02:50,
Tuesday,
19 October 2021.

Mediascape in a Ski Resort


By  Ben Clayton ,   Monday, 17 March 2008

A group of 30 journalists and one lucky mscaper got the chance to fly out to Les Arcs, a ski resort in the French Alps to experience a mediascape based in the town of Arc 1800.

The event was run by HP’s Personal Systems Group (PSG) in partnership with Rossignol, a French ski equipment manufacturer, and was entitled ‘Quality Me Time’. The aim of the event was to show the 30 assembled female fashion and lifestyle journalists how both companies are targeting women’s needs - HP presented its new range of design-focused laptops, while Rossignol presented its unique new women-only range of skis and boots. The whole theme of the event was based around how technology can fit into women’s lives, and become an enabler rather than a barrier to them.

I ran the afternoon session, which took the journalists out of their seats in the presentation room and outside into the (thankfully) glorious weather outside to play a mediascape game called Snowball Challenge that had been built over the previous three days.

The game used the GPS capability of the HP rx5935 Travel Companion devices & mscape technology to guide teams of two players around the town, where they completed challenges and answer questions in order to progress. In a similar manner to the recent Girl Geek Challenge, multiple-choice questions would pop up at particular real-world locations, and the teams had to find the answer by looking at nearby signs, shops, ski lifts, restaurants, or in some cases by asking local people.

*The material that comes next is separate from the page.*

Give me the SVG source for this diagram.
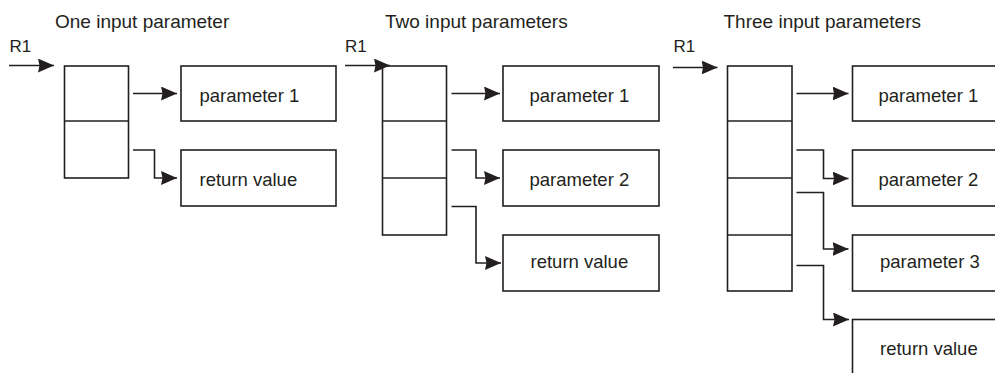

One of the most most entertaining questions was based inside the ESF Ski School in the town of Charvet, where the journalists were challenged to count the number of teddy bears hidden inside the chalet style structure (19). Cue scenes of a dozen journalists inside the cramped space frantically counting, whilst the staff look on in utter bemusement..

In certain parts of town the players were ambushed by green-faced resident critters, who pelted the teams with virtual snowballs until players correctly answer the aliens’ riddles. For example, the player saw four photographs of architectural elements, parts of signs, or street furniture and they had to quickly look around to select the item that was not visible from where they are standing. This idea was based on Phil Stenton’s Alien Alley game.

The journalists had a great time playing the game, and also learnt a lot about mscape technology. We were particularly impressed with the competitive streak shown by the journalists, the highest score on the day was in fact higher even than the author’s best score.With a bit of luck, media coverage of the event should start to appear fairly soon. Most of the journalists worked in the print media for magazines like Elle, and these magazines tend to work several issues in advance (many are finishing their June edition as I write) so it may be a few months before many articles start to appear. Having said that, one web-based journalist did made a small video spot on the game which you can see below.

One bonus for mscapers around the world is that the question game engine that was developed for game has been torn out, cleaned up and repurposed so that it can be used to create your own located quiz games really easily.

Essentially all you need to do it to write a simple text file containing your questions, lay out a bunch of region using mscape maker, and start up the quiz game engine.